**Brief:** From the first line of the data down to and including the line with "Math.round(a.right - a.left), Math.round(a.bottom", copy everything exactly, leaving out pictures.

**Stored rows:**
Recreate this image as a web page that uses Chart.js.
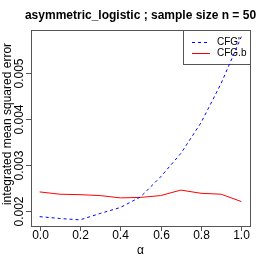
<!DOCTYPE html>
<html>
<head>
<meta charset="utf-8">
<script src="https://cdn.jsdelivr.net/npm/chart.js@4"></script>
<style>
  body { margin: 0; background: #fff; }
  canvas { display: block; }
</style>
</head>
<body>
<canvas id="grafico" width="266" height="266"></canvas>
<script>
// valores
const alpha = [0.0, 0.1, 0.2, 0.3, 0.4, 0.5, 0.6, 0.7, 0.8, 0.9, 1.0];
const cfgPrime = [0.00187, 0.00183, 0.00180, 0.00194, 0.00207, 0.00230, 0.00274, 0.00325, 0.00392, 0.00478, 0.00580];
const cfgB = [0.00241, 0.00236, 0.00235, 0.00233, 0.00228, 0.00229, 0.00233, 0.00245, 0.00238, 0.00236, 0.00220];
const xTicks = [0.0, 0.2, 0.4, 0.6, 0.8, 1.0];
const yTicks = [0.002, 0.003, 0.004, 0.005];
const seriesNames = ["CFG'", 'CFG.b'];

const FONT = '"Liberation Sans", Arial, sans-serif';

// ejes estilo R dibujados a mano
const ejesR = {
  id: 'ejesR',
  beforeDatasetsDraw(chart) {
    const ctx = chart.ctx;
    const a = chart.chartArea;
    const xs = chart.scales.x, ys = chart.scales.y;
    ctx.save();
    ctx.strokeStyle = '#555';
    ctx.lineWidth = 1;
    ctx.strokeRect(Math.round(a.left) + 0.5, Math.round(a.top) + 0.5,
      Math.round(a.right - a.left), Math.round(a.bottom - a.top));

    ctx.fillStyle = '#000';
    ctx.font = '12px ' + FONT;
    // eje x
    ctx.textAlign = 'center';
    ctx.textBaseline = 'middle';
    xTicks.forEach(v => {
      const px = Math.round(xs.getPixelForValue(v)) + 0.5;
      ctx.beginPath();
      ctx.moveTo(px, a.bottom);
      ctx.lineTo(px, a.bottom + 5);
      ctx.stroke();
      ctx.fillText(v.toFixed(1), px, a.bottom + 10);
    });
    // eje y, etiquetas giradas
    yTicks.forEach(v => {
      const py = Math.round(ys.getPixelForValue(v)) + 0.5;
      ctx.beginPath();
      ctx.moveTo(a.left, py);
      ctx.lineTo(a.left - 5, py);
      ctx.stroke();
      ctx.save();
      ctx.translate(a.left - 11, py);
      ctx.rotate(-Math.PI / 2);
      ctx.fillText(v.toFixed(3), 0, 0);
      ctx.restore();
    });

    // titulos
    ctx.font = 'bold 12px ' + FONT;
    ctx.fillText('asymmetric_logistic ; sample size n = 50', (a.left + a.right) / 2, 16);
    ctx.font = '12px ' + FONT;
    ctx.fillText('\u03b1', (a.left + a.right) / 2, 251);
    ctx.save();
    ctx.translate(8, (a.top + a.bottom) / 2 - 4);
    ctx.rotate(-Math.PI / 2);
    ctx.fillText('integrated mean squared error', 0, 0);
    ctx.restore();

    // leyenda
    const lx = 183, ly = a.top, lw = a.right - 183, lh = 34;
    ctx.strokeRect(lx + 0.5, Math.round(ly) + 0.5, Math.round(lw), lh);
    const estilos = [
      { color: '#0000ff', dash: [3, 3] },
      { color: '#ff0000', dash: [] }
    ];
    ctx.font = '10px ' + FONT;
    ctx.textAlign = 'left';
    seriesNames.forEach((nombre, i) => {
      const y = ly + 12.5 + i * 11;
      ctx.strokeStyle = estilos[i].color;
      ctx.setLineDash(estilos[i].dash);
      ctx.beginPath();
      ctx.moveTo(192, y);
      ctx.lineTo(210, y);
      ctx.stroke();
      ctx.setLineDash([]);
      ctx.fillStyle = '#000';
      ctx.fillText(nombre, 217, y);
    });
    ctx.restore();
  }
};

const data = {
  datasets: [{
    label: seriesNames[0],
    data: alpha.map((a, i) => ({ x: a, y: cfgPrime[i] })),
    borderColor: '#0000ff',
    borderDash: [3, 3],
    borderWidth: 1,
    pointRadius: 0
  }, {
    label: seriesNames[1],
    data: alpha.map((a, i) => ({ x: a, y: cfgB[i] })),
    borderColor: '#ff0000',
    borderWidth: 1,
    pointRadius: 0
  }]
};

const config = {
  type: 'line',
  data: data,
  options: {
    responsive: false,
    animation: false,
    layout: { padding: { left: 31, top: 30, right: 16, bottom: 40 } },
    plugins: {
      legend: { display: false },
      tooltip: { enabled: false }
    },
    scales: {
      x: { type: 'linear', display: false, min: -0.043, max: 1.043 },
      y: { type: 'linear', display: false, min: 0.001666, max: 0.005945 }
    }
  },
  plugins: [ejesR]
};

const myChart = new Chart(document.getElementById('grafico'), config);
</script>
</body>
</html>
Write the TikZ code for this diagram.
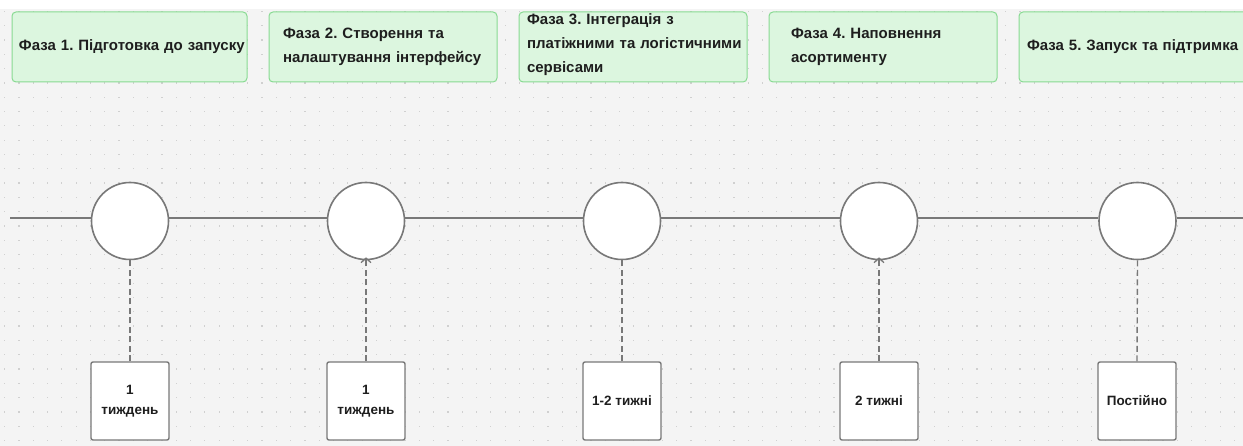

**Correct response:**
Recreate this image as a web page that uses Chart.js.
<!DOCTYPE html>
<html>
<head>
<meta charset="utf-8">
<script src="https://cdn.jsdelivr.net/npm/chart.js@4"></script>
<style>
  body { margin: 0; background: #fff; }
  canvas { display: block; }
</style>
</head>
<body>
<canvas id="grafico" width="266" height="266"></canvas>
<script>
// valores
const alpha = [0.0, 0.1, 0.2, 0.3, 0.4, 0.5, 0.6, 0.7, 0.8, 0.9, 1.0];
const cfgPrime = [0.00187, 0.00183, 0.00180, 0.00194, 0.00207, 0.00230, 0.00274, 0.00325, 0.00392, 0.00478, 0.00580];
const cfgB = [0.00241, 0.00236, 0.00235, 0.00233, 0.00228, 0.00229, 0.00233, 0.00245, 0.00238, 0.00236, 0.00220];
const xTicks = [0.0, 0.2, 0.4, 0.6, 0.8, 1.0];
const yTicks = [0.002, 0.003, 0.004, 0.005];
const seriesNames = ["CFG'", 'CFG.b'];

const FONT = '"Liberation Sans", Arial, sans-serif';

// ejes estilo R dibujados a mano
const ejesR = {
  id: 'ejesR',
  beforeDatasetsDraw(chart) {
    const ctx = chart.ctx;
    const a = chart.chartArea;
    const xs = chart.scales.x, ys = chart.scales.y;
    ctx.save();
    ctx.strokeStyle = '#555';
    ctx.lineWidth = 1;
    ctx.strokeRect(Math.round(a.left) + 0.5, Math.round(a.top) + 0.5,
      Math.round(a.right - a.left), Math.round(a.bottom - a.top));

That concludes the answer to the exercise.